Noise levels of hoods are always measured at a point 1.3 metres from the centre of the hood. The recently updated IEC standards define this precisely and all manufacturers use this method.
Other important features to consider when choosing a cooker hood
4 - Width: Your hood should be wider than your stove. As a general rule, we recommend a hood is 1.5 x the width of the cooking area. A free-hanging hood over an island should be twice as wide as the induction hob.
5 - Height: Always respect the manufacturer’s recommended minimum. Ensure you mount your hood sufficiently high. Allowing plenty of head room while you cook avoids any potential discomfort to your neck or your back.
7 - Cleaning: Filters need to be easily accessible. Grease should have as few places as possible to gather, both inside and outside the hood. Brushed stainless steel is attractive but greasy finger marks do show up more easily. Similarly, dust is more visible on a glass canopy than on an opaque one.

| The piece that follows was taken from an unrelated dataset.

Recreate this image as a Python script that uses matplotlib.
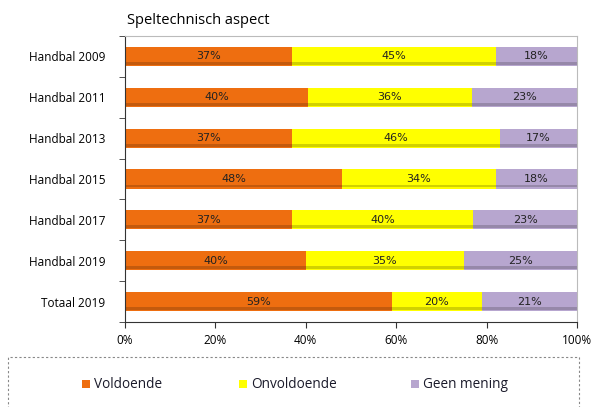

8 - Features: A delay button with an automatic stop function is useful. A filter alarm is highly desirable.
9 - Cooker hood types
The two major hood categories are design hoods that are clearly visible versus integrated hoods meant to be more or less invisible.
Ceiling hoods and counter hoods represent a mix of the two, but do stay away from these unless design is your utmost priority at the expense of performance.
Visible ‘design’ hood types
Chimney hood or T-shaped (up-side down) hoods are excellent, capturing the air in a natural way. Being wall mounted, ducting is generally uncomplicated making air extraction easier. They come in all kinds of materials, shapes and sizes and can also be fitted into a corner.
These hoods are elegant and efficient. They combine ‘wall-mounted’ advantages with clever design.
Free-hanging hoods have three drawbacks. Firstly, they are generally about twice as expensive. Secondly, they have no wall to funnel the air thereby losing about 1/3 of their efficiency. Thirdly, ducting air to the outside is often very complicated (and an air recirculation alternative is undesirable).
Built-in "discrete" hood types
This classic hood is cheap and lacks power. It can be fitted under a kitchen cupboard or simply mounted in stand-alone fashion onto the wall.
This is semi-integrated and almost invisible when not in use: only the 5-8 cm front panel can be seen. Some pull-out hoods offer an excellent ratio between price, look and performance.
This high performance range hood is built-in from below into an overhead kitchen unit. It is invisible, potentially very powerful, and if mounted with care quite silent. Of all hoods on the market, this type generally has the best ratio between price and performance.
This is a sub-category of canopy hood where, to turn the hood on, you simply pull what appears to be the front panel of an overhead unit towards you. This is design at its best, sadly too rarely used. Overall, performance needs to be improved for these hoods that to-date have been rather neglected by the manufacturers.
With this hood type only the front plate is visible, which is located somewhere on your ceiling above your hob. In other words, it is not a hood as such, but rather it increases ventilation. However, the ceiling cooker hood is not a possibility in every kitchen: is the distance between your hob and the ceiling okay, can the cooker hood be integrated into your existing ceiling and where should the motor be? The test standards are unclear as to how to measure (or more precisely: how to accurately present) the performance of this type of cooker hoods: A cooker hood is normally tested 60 cm above the hob. For a ceiling hood this method exaggerates the extraction and filtering performance, and overstates the noise level.
This integrated extractor is invisible when not in use as it is hidden within the counter. This clearly compromises “hood function”. The downdraft extractor is for those who cook on an island but wish an integrated and minimalist look – and are ready to pay a rather high price! We have yet to see a satisfactory design and be convinced that this is a good solution.